Ryoanji, Kyoto

Last time I had to fit a tight schedule, barely an hour to give to Ryoanji’s rock garden, the ultimate in Zen art.  A simple rectangle, clay walls, gray-white sand, fifteen stones, and a veranda for viewing. That’s it.

Then, as I stepped over the threshold, I was overcome. Trying to remain discrete, I squeezed into an empty spot and sat as uncontrollable tears plopped onto my jacket. My chest tightened, and I tried to breathe without shuddering, tried not to break the fragile moment. For in their stoic silence the strangely familiar voices of the stones opened the ears of my being to another reality—all knowing and all being for all time–and beyond all words.

In the physical world, the constant commotion of the commonplace defied stillness. Distant traffic, slapping slippered footsteps, officious tour guides, and crying children.  Beside me and behind me, one after another people counted the stones.  Ichi, ni, san, shi, go. Why?  They’ve been here six centuries. Time enough to get the number in the brochure right.  Even here in the seat of Zen there is no escaping tedium, only this parallel transcendence which has overtaken me without my bidding or any attempt to achieve it. 

Forty minutes pass – or maybe four.  Cicadas ratchet the air.  Shadows shift. Ravens call. A friend I haven’t seen in four years waits in Arashiyama. I can’t stay longer. But first, a quick look at the famous tsukubai on the other side of the building I know only from photographs.  I learn only to be contented the inscription reads. Then I must go.

I learn only to be contented.

Tsukubai in Ryoanji, Kyoto

Two years later, I sit again on the silk-smooth boards of the veranda.

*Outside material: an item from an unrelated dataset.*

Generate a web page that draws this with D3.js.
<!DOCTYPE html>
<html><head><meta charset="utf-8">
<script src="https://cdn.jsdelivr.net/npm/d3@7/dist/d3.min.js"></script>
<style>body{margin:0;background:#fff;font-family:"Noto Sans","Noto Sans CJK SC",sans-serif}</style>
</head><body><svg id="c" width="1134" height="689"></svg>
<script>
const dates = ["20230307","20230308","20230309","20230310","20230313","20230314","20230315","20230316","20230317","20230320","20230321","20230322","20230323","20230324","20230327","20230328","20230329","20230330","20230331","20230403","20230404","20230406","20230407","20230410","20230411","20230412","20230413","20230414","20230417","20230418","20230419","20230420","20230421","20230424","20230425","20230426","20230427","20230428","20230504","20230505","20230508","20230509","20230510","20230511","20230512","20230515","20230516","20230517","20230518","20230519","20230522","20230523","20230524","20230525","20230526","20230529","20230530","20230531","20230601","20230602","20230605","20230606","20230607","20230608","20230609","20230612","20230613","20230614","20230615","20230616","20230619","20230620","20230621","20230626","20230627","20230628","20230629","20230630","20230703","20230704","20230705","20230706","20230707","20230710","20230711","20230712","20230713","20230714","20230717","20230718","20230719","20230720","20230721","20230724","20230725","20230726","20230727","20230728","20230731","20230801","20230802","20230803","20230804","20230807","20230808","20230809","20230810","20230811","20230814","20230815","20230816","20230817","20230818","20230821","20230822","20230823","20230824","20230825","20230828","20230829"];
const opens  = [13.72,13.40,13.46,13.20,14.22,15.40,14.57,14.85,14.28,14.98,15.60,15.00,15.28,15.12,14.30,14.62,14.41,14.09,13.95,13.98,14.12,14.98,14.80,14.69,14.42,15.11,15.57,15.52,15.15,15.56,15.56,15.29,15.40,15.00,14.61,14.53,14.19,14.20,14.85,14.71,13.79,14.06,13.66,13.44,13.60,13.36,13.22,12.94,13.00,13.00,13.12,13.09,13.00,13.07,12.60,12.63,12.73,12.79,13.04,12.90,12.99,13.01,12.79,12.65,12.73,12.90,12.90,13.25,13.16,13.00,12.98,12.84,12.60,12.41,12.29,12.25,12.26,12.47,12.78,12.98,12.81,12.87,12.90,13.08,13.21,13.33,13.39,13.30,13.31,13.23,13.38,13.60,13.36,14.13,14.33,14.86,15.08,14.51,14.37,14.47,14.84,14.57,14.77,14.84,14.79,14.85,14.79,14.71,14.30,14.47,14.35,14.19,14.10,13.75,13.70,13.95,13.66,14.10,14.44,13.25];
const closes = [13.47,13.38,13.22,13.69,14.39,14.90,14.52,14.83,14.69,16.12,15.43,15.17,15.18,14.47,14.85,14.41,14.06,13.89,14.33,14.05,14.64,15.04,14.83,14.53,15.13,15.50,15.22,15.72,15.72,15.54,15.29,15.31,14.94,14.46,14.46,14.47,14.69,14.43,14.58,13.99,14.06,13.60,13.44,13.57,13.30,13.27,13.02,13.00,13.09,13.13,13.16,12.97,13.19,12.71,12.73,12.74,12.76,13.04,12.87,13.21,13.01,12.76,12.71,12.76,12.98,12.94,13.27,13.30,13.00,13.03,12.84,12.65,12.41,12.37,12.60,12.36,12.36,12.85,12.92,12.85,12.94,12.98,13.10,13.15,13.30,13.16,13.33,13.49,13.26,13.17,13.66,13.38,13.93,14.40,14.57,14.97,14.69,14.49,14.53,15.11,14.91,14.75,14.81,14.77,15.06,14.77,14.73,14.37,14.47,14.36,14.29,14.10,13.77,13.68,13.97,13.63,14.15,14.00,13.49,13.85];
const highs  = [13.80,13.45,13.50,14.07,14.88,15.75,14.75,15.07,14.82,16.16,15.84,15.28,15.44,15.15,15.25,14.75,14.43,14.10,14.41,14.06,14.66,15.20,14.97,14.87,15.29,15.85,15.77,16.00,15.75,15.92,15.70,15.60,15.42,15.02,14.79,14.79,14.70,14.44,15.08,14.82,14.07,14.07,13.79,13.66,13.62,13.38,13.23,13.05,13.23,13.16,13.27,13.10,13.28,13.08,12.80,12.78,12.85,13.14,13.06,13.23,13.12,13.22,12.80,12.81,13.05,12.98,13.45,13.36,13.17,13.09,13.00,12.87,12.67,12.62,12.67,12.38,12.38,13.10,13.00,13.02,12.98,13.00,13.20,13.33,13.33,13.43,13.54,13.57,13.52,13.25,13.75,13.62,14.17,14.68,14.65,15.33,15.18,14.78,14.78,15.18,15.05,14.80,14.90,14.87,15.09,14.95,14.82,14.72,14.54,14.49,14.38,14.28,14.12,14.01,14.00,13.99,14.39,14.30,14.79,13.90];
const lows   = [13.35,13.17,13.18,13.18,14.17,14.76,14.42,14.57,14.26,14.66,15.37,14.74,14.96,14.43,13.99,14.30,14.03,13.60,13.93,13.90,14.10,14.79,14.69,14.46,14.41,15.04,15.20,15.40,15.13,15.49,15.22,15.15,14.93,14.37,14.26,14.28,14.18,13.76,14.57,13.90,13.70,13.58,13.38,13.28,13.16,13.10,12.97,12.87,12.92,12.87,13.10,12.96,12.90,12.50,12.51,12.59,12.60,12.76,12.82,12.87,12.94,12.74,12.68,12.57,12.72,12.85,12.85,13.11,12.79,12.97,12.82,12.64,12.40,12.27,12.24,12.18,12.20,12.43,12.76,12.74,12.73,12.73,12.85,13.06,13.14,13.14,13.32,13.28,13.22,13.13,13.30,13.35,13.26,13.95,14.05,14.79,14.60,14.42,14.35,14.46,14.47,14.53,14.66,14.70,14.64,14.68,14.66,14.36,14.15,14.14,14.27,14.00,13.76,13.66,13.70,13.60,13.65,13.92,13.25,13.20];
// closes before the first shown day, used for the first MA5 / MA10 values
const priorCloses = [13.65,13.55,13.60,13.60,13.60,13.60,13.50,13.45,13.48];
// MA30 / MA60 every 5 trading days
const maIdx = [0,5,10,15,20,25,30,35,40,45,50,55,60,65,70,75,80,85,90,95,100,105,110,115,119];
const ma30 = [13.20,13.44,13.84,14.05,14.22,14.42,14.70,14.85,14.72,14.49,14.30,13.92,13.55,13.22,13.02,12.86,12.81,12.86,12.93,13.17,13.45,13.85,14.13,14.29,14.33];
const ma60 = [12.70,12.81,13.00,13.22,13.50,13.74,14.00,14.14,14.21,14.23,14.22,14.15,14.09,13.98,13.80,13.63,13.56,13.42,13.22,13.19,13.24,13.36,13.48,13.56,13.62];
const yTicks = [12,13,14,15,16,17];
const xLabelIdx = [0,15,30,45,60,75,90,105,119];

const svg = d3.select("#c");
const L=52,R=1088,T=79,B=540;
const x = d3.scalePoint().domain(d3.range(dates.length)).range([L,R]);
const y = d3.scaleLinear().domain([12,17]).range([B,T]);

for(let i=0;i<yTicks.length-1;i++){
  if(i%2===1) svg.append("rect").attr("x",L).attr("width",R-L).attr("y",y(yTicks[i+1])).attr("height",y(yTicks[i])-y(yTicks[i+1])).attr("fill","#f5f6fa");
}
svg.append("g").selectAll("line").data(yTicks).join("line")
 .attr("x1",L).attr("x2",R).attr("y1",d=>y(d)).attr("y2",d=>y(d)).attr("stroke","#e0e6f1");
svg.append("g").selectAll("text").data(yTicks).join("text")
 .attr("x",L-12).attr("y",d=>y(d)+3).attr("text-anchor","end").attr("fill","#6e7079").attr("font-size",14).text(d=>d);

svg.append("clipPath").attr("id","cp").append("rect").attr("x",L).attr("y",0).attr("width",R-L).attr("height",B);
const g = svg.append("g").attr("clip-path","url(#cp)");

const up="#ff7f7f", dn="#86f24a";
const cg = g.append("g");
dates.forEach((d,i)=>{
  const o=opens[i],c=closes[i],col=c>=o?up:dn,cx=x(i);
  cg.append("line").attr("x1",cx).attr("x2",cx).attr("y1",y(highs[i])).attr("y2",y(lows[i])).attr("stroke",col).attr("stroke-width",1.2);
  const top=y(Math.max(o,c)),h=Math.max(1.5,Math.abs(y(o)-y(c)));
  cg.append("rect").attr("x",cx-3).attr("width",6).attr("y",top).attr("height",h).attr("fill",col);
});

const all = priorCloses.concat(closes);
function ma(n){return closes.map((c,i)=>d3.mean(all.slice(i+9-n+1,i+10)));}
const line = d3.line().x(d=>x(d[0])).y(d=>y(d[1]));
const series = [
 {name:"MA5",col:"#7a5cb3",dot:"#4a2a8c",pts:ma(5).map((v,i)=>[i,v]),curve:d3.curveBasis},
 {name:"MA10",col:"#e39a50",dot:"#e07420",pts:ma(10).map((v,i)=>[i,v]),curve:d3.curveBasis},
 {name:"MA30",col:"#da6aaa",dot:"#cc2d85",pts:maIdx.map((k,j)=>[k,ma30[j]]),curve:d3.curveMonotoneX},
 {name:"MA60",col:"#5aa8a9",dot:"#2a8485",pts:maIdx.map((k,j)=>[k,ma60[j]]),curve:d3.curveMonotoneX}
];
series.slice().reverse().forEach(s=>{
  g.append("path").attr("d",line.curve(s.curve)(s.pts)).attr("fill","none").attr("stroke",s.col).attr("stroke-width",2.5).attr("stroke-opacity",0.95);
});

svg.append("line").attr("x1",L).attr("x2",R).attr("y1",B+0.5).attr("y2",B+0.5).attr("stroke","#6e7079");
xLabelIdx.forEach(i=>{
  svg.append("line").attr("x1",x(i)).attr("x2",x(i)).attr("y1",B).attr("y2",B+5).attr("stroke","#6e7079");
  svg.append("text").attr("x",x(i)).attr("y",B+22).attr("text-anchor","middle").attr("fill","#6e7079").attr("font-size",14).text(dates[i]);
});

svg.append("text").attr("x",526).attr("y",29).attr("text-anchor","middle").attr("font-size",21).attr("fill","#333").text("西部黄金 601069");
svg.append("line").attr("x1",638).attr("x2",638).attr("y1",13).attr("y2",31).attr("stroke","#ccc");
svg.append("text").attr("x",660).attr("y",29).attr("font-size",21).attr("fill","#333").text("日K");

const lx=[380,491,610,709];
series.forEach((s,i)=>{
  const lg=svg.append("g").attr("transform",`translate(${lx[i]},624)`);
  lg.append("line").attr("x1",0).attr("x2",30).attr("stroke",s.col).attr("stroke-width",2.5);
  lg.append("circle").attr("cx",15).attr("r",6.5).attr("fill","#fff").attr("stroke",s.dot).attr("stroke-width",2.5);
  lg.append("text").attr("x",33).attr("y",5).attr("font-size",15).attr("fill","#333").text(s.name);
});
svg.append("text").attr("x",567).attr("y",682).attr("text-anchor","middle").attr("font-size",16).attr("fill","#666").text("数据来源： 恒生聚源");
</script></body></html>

Now I have all afternoon, but nothing sparks recognition. It is as if I have never been here before.  The space seems smaller; the pungent stink of the toilets hangs over the garden. The stones which spoke so profoundly and have been a living part of me since are of no consequence. They’re mere rocks. Heavy with disappointment and irked over the impulse to splurge on the taxi, I walk out.  Before I do, I pause again at the tsukubai,  try to shrug off the cost and wasted time.

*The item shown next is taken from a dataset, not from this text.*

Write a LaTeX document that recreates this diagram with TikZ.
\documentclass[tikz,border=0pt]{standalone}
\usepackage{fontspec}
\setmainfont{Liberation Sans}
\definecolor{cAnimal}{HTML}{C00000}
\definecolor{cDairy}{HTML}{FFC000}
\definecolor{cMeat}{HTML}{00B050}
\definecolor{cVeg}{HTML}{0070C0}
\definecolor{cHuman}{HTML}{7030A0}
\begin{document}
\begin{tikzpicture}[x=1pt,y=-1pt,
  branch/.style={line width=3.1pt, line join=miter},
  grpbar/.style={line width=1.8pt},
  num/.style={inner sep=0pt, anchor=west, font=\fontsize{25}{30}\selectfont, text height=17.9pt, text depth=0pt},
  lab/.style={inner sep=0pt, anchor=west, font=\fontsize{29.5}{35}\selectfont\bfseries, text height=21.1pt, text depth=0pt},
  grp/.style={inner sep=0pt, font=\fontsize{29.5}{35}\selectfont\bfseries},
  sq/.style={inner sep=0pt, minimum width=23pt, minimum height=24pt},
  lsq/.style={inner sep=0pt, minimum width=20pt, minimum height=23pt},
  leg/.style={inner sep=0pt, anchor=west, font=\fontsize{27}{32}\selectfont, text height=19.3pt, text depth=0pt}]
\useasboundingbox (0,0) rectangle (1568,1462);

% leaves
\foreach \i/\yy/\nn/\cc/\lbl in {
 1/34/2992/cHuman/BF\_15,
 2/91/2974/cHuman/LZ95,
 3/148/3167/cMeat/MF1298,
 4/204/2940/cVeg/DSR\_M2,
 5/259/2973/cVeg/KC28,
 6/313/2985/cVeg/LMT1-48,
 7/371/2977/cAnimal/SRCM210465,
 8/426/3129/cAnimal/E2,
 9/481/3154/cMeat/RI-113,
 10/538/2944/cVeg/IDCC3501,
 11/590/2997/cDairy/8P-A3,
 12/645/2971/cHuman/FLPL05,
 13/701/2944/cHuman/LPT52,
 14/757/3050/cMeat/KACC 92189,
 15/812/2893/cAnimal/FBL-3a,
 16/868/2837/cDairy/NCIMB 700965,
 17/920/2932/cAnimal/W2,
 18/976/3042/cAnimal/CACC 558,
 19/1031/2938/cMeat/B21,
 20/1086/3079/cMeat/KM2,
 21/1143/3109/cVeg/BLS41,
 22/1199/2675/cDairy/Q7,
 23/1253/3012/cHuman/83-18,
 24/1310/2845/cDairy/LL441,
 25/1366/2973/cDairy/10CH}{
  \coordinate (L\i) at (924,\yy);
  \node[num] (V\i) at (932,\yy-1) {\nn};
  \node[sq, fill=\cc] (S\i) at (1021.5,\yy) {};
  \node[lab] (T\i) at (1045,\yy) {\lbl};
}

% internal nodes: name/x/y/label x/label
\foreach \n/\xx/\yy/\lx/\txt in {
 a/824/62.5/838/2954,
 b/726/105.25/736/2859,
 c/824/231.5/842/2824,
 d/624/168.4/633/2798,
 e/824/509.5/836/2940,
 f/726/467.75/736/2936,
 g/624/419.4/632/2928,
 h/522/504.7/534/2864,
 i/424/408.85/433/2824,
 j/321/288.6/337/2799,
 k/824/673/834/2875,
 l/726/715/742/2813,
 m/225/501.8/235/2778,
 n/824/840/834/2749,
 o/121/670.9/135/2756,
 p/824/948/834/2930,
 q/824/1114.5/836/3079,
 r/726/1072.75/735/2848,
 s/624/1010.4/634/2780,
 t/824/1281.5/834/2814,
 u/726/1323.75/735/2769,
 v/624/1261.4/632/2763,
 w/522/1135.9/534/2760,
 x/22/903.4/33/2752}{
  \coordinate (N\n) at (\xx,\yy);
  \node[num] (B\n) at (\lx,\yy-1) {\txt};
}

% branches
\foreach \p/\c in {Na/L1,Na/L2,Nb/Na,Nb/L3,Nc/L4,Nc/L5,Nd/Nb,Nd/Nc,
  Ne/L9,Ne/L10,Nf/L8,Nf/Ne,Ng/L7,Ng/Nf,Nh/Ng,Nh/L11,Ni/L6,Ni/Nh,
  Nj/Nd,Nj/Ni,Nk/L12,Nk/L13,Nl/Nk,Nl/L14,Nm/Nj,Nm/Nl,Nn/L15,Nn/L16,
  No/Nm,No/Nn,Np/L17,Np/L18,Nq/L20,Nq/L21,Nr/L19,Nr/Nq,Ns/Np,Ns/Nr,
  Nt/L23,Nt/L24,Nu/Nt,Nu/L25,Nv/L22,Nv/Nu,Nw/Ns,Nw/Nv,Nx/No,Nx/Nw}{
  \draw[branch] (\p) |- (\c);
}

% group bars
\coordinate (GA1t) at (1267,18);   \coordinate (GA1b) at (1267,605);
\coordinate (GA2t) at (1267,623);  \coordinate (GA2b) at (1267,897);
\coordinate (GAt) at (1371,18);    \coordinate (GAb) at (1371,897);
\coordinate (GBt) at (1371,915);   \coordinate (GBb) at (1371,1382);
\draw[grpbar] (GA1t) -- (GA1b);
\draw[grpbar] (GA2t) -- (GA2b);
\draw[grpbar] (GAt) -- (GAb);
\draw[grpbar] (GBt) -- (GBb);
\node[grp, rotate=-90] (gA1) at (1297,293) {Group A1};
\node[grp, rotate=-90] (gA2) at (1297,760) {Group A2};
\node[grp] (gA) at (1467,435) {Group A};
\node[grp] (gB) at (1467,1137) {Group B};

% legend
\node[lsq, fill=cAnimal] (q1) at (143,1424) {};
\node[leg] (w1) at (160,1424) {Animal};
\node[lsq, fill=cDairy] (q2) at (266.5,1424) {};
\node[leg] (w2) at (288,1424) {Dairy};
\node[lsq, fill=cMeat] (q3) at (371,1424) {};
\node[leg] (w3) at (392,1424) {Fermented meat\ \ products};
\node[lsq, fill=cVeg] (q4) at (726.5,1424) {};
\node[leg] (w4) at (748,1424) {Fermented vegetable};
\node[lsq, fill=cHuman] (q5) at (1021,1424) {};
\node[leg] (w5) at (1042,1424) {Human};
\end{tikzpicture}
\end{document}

At the pathway to the exit I decide to look at the stones one more time. Perhaps something will change. I go back through the temple entrance, bow and show my ticket with its stub removed.  The woman in the booth scowls: No. Only one time. I plead for a very quick look. I sense her exasperation, but she waves me through. Easier to acquiesce than to argue.  These foreigners simply cannot understand Japanese ways. Still, how could she comprehend its significance for me? Before I can thank her she has turned away from me.

Once more I sit with rock, light, shadow and the commonplace commotion.  However, the implacable stones remain distant and closed.  I’m puzzled. Why the rebuff here? Other temples have welcomed me repeatedly. A voice within that does not chide but does not invite argument either, murmurs: You already know. Well yes.  Of course I do. I realize it now.  Ichigo ichie. One time, one meeting. One encounter, one opportunity.  I must learn to be contented.

Ichigo Ichie. One meeting, one meeting. One opportunity, one encounter.

Ichigo Ichie. One meeting, one meeting. One opportunity, one encounter.